24 May 2002 -- Amsterdam-based data services provider KPNQwest NV has filed for bankruptcy protection from its creditors following the resignation of its supervisory board. Its banks are holding most of its remaining cash and are demanding it sell some of its assets as a prerequisite to any standstill agreement. Court-appointed administrators have stepped in and are looking to continue talks with potential investors.
KPNQwest market value has collapsed from Euro40bn to Euro21m in two years through debt from building its fibre-optic networks. The company reiterated that its debt and equity securities are probably now worthless.
Its largest shareholders and main customers - US-based Qwest Communications and Holland's KPN, which each own about 40% - will do little to rescue the joint venture they started in 1999. Qwest said on 15 May that it has no obligation to continue funding KPNQwest, which represents just USD10m in quarterly revenue for Qwest. However, Qwest could face a charge of up to USD706m. Last quarter, it took a charge of USD462m to write down the carrying value of its investment.
KPNQwest said it was in talks with key shareholders and banks to find funding sources, but that it had so far failed to sell assets which had been targeted for disposal.
As many as 10 groups are interested in buying all or parts of the company. Most had already approached the company in April, it says. The Financial Times reported that KPNQwest has held takeover talks with the UK's Cable & Wireless plc and BT Group plc as well as AT&T Corp and Verizon Communications of the US and Spain's Telefonica SA.

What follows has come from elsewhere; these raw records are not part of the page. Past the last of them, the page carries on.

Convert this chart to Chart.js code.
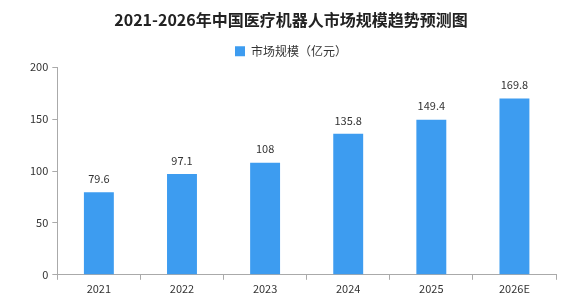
<!DOCTYPE html>
<html>
<head>
<meta charset="utf-8">
<script src="https://cdn.jsdelivr.net/npm/chart.js@4/dist/chart.umd.min.js"></script>
<style>
  html, body { margin: 0; padding: 0; background: #fff; }
  #wrap { width: 576px; height: 299px; }
</style>
</head>
<body>
<div id="wrap"><canvas id="chart"></canvas></div>
<script>
// chart data
const years = ['2021', '2022', '2023', '2024', '2025', '2026E'];
const marketSize = [79.6, 97.1, 108, 135.8, 149.4, 169.8];
const yTicks = [0, 50, 100, 150, 200];

const FONT = '"Noto Sans CJK SC", "DejaVu Sans", sans-serif';

// value labels above the bars
const barLabels = {
    id: 'barLabels',
    afterDatasetsDraw(chart) {
        const ctx = chart.ctx;
        const meta = chart.getDatasetMeta(0);
        ctx.save();
        ctx.font = '11px ' + FONT;
        ctx.fillStyle = '#333';
        ctx.textAlign = 'center';
        ctx.textBaseline = 'bottom';
        meta.data.forEach((bar, i) => {
            ctx.fillText(String(marketSize[i]), bar.x, bar.y - 8);
        });
        ctx.restore();
    }
};

new Chart(document.getElementById('chart'), {
    type: 'bar',
    data: {
        labels: years,
        datasets: [{
            label: '市场规模（亿元）',
            data: marketSize,
            backgroundColor: '#3d9cf0',
            borderWidth: 0,
            categoryPercentage: 1,
            barPercentage: 0.36
        }]
    },
    options: {
        responsive: true,
        maintainAspectRatio: false,
        animation: false,
        layout: { padding: { left: 26, right: 20, top: 6, bottom: 2 } },
        plugins: {
            title: {
                display: true,
                text: '2021-2026年中国医疗机器人市场规模趋势预测图',
                font: { family: FONT, size: 16, weight: 'bold' },
                color: '#222',
                padding: { top: 4, bottom: 8 }
            },
            legend: {
                display: true,
                labels: {
                    font: { family: FONT, size: 12 },
                    color: '#333',
                    boxWidth: 10,
                    boxHeight: 10,
                    padding: 8
                }
            },
            tooltip: { enabled: false }
        },
        scales: {
            x: {
                offset: true,
                grid: {
                    display: true,
                    offset: true,
                    drawOnChartArea: false,
                    tickLength: 5,
                    color: '#aaa'
                },
                border: { color: '#aaa' },
                ticks: { font: { family: FONT, size: 11 }, color: '#333', padding: 2 }
            },
            y: {
                min: 0,
                max: 200,
                afterBuildTicks(axis) {
                    axis.ticks = yTicks.map(v => ({ value: v }));
                },
                grid: {
                    display: true,
                    drawOnChartArea: false,
                    tickLength: 5,
                    color: '#aaa'
                },
                border: { color: '#aaa' },
                ticks: { font: { family: FONT, size: 11 }, color: '#333', padding: 4 }
            }
        }
    },
    plugins: [barLabels]
});
</script>
</body>
</html>
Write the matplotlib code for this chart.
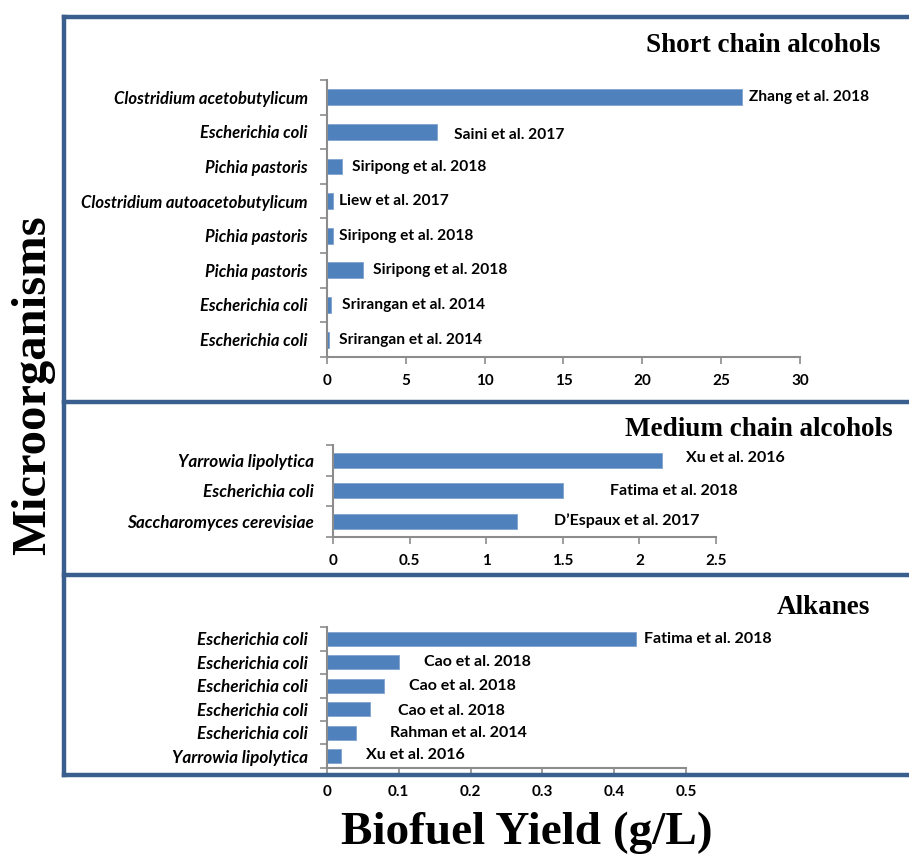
import matplotlib.pyplot as plt
import numpy as np

# Short chain alcohols (top to bottom)
short_species = ['Clostridium acetobutylicum', 'Escherichia coli', 'Pichia pastoris',
                 'Clostridium autoacetobutylicum', 'Pichia pastoris', 'Pichia pastoris',
                 'Escherichia coli', 'Escherichia coli']
short_yield = [26.3, 7.0, 0.95, 0.4, 0.4, 2.3, 0.25, 0.12]
short_refs = ['Zhang et al. 2018', 'Saini et al. 2017', 'Siripong et al. 2018',
              'Liew et al. 2017', 'Siripong et al. 2018', 'Siripong et al. 2018',
              'Srirangan et al. 2014', 'Srirangan et al. 2014']

# Medium chain alcohols
medium_species = ['Yarrowia lipolytica', 'Escherichia coli', 'Saccharomyces cerevisiae']
medium_yield = [2.15, 1.5, 1.2]
medium_refs = ['Xu et al. 2016', 'Fatima et al. 2018', 'D\u2019Espaux et al. 2017']

# Alkanes
alk_species = ['Escherichia coli', 'Escherichia coli', 'Escherichia coli',
               'Escherichia coli', 'Escherichia coli', 'Yarrowia lipolytica']
alk_yield = [0.43, 0.1, 0.08, 0.06, 0.04, 0.02]
alk_refs = ['Fatima et al. 2018', 'Cao et al. 2018', 'Cao et al. 2018',
            'Cao et al. 2018', 'Rahman et al. 2014', 'Xu et al. 2016']

BAR = '#4F81BD'
FRAME = '#3A5F8F'
AXC = '#8C8C8C'
LFONT = 'Lato'
SERIF = 'Liberation Serif'

fig = plt.figure(figsize=(9.09, 8.6), dpi=100)


def panel(rect, species, vals, refs, xmax, xstep, bh, offs, dy, xfmt, fs):
    ax = fig.add_axes(rect)
    n = len(species)
    y = np.arange(n)
    ax.barh(y, vals, height=bh, color=BAR, edgecolor='#7FA3D0', linewidth=0.6)
    ax.set_ylim(n - 0.5, -0.5)
    ax.set_xlim(0, xmax)
    ax.set_yticks(y)
    ax.set_yticklabels(species, fontfamily=LFONT, fontstyle='italic',
                       fontweight='bold', fontsize=fs)
    ax.set_yticks(np.arange(n + 1) - 0.5, minor=True)
    ax.tick_params(axis='y', which='major', length=0, pad=14)
    ax.tick_params(axis='y', which='minor', length=5, color=AXC, width=1.2)
    xt = np.arange(0, xmax + xstep / 2, xstep)
    ax.set_xticks(xt)
    ax.set_xticklabels([xfmt(v) for v in xt], fontfamily=LFONT,
                       fontweight='bold', fontsize=11)
    ax.tick_params(axis='x', length=5, color=AXC, width=1.2, pad=7)
    for s in ['top', 'right']:
        ax.spines[s].set_visible(False)
    for s in ['left', 'bottom']:
        ax.spines[s].set_color(AXC)
        ax.spines[s].set_linewidth(1.5)
    ax.patch.set_alpha(0)
    for i, (v, r) in enumerate(zip(vals, refs)):
        ax.annotate(r, (v, i), xytext=(offs[i], dy[i]), textcoords='offset points',
                    ha='left', va='center', fontfamily=LFONT, fontweight='bold',
                    fontsize=fs - 0.8, annotation_clip=False)
    return ax


def fmt_int(v):
    return '%d' % v


def fmt_g(v):
    return ('%g' % round(v, 2))


panel([0.3597, 0.585, 0.5204, 0.322], short_species, short_yield, short_refs,
      30, 5, 0.46, [5, 12, 7, 4, 4, 7, 8, 7], [0, -2, 0, 0, 0, 0, 0, 0], fmt_int, 12)
panel([0.3663, 0.3756, 0.4214, 0.1070], medium_species, medium_yield, medium_refs,
      2.5, 0.5, 0.49, [17, 34, 27], [2, 0, 1], fmt_g, 12.3)
panel([0.3597, 0.1070, 0.395, 0.1639], alk_species, alk_yield, alk_refs,
      0.5, 0.1, 0.58, [6, 18, 18, 20, 25, 18], [0, 0, 0, -1, 0, 1], fmt_g, 12.3)

# frame around the three panels
lw = 3.2
for yp in [17, 402, 575, 775]:
    fig.add_artist(plt.Line2D([0.0704, 1.0], [1 - yp / 860] * 2, color=FRAME, lw=lw,
                              transform=fig.transFigure))
fig.add_artist(plt.Line2D([0.0704, 0.0704], [1 - 17 / 860, 1 - 775 / 860], color=FRAME, lw=lw,
                          transform=fig.transFigure))

fig.text(880 / 909, 1 - 45 / 860, 'Short chain alcohols', ha='right', va='center',
         fontfamily=SERIF, fontweight='bold', fontsize=19.5)
fig.text(893 / 909, 1 - 430 / 860, 'Medium chain alcohols', ha='right', va='center',
         fontfamily=SERIF, fontweight='bold', fontsize=19.5)
fig.text(870 / 909, 1 - 608 / 860, 'Alkanes', ha='right', va='center',
         fontfamily=SERIF, fontweight='bold', fontsize=19.5)

fig.text(33 / 909, 1 - 385 / 860, 'Microorganisms', rotation=90, ha='center', va='center',
         fontfamily=SERIF, fontweight='bold', fontsize=35)
fig.text(527 / 909, 1 - 833 / 860, 'Biofuel Yield (g/L)', ha='center', va='center',
         fontfamily=SERIF, fontweight='bold', fontsize=34)

fig.savefig('out.png', dpi=100)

* Standard & Poors has downgraded the long-term credit rating of Qwest Communications International Inc, the USA's fourth largest telecom company, from a triple B minus to BB+ (the highest junk grade). This assumes that Qwest manages to sell its directories business for about USD8bn.
Qwest has a series of pending investor lawsuits and an on-going Securites and Exchange Commission investigation into accounting practices, such as engaging in capacity swaps, or indefeasible rights of use (IRUs) with companies like Global Crossing Ltd and Enron.
Qwest is relying on the sale of non-core assets (wireless properties and access lines) for a hoped-for USD10bn and 2000 lay-offs announced in April to reduce its USD26.2bn debt.